Nearly 1,000 people gathered in song, prayer and worship at St. Mary Parish in Buffalo Grove for the annual event, put on by the Northwest Suburban Interfaith Council. Organizers said this year's celebration — with a theme of “Am I My Brother's Keeper?” — is especially significant in light of last month's mass shooting at the Tree of Life synagogue in Pittsburgh.
Local faith leaders pointed to other acts of violence fueled by racism and religious intolerance in recent history, and they urged those in attendance to stand together, protect one another and promote respect among people of all walks of life.
“Tonight, in solidarity, the question ‘am I my brother's keeper?' cannot remain unanswered,” said Rabbi Morris Zimbalist of Congregation Beth Judea. “Rather, tonight we must join hands, link arms and walk side by side with a resounding, ‘yes.' We are all brothers and sisters.”
The interfaith council was created in 1990 after anti-Semitic graffiti was discovered on the Northwest Suburban Jewish Community Center. President Jay Jayapalan said the nonprofit has taken great strides to support community members in need while fostering an understanding of various faiths. But more can be done.
“Faith behooves us to act,” he said. “Let us increase our efforts and bring to our community hope, courage and encouragement that God offers to all of us.”
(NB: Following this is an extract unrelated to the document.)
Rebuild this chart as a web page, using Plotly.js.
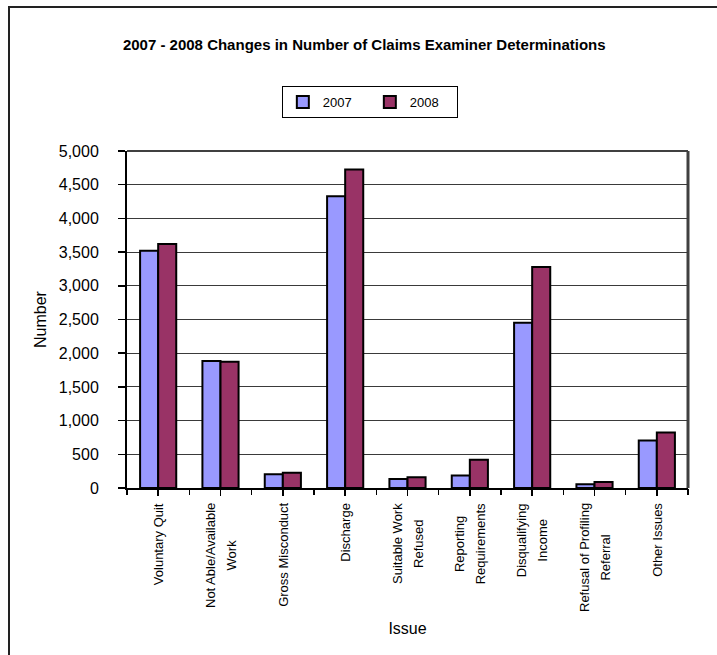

The interfaith council represents 10 suburban faith communities: St. Mary Parish, Congregation Beth Am, Kingswood United Methodist Church, Hope Lutheran Church and Congregation B'nai Shalom in Buffalo Grove; Congregation Beth Judea and Temple Chai in Long Grove; St. Alphonsus Liguori Catholic Church and the Lutheran Church of Good Shepherd in Prospect Heights; and Shir Hadash Synagogue in Wheeling.
Combined congregational choirs, bands and dance groups participated in Sunday's celebration. Attendees also were encouraged to bring nonperishable items to donate to local food pantries.
“We live in a time where anger and contempt reign throughout our political stratosphere — a time when respect has taken a submissive role to vitriol. My prayer to every one of you tonight is that we not succumb to this type of behavior,” said Pastor Jim Andrews of Hope Lutheran Church. “I would pray instead we can be a model of the type of behavior that brings peace, patience, understanding and respect to every situation in life that we should encounter.”